IET doesn’t just sell their customers an oven and leave them, Souhela adds. She explains that their service program is strong, and “the care is there forever.”
“At any time and any place, they can contact us and we will help them out with anything,” she says. “If they are having breakdowns or confusion, we’re always there for them, 24 hours a day.”
“’How are we going to make our customers happy?’ is a question we ask ourselves a lot,” Souhela says. “We want them to save money, and we also want to be a company that produces something sustainable – in this day and age we’ve got to do that, we’ve got to think of the environment as much as other things.
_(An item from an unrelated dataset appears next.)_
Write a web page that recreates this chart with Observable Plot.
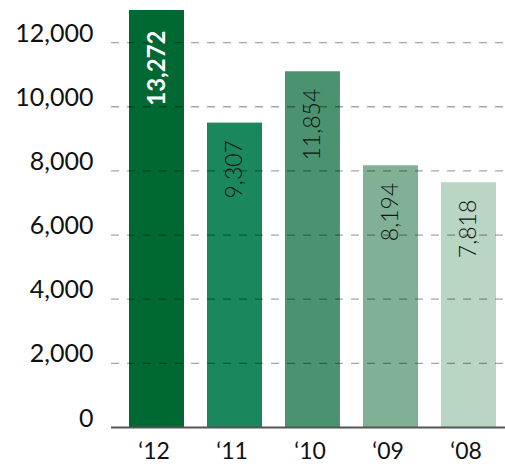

I think that’s why we’re progressing ahead and doing so well.”
In fact, IET is doing so well that the company hasn’t even spent any money on advertising. “We don’t do marketing – we don’t even have a website,” says Souhela. “We’ll eventually get to that, but we’ve been really busy making ovens lately instead. Our ovens literally sell themselves.”
“Everything happens by word of mouth for us,” she continues. “Companies tell one another ‘This is a great oven, get it.’”
In Japan, they even subsidized the use of IET’s oven’s of all the benefits they provide. “That’s just incredible,” Souhela says. “We’re really proud of that fact.”
Moving forward, the company is feeling very confident. “All we need is to continue getting more work, that’s the challenge,” explains Souhela. “Not delivering something that isn’t good or a quality product isn’t even remotely an issue for us, it’s just a question of getting more and more work. And if we can’t get that with ovens, then we’ll look at other avenues as well – fryers are another big area we’re looking into. After all, our ovens are part of an entire production line that goes into the making of chips and other snack foods.”
“One day, we might even look into doing that entire line,” she concludes. “We’ve already got all the resources, the workers, the factory size. We’re big enough here, so why not?”
“But that will be a future consideration,” she says. “Right now, it’s really all about getting bigger and better, and I don’t see us having a problem with that. We’ll just wait and see what the future holds.”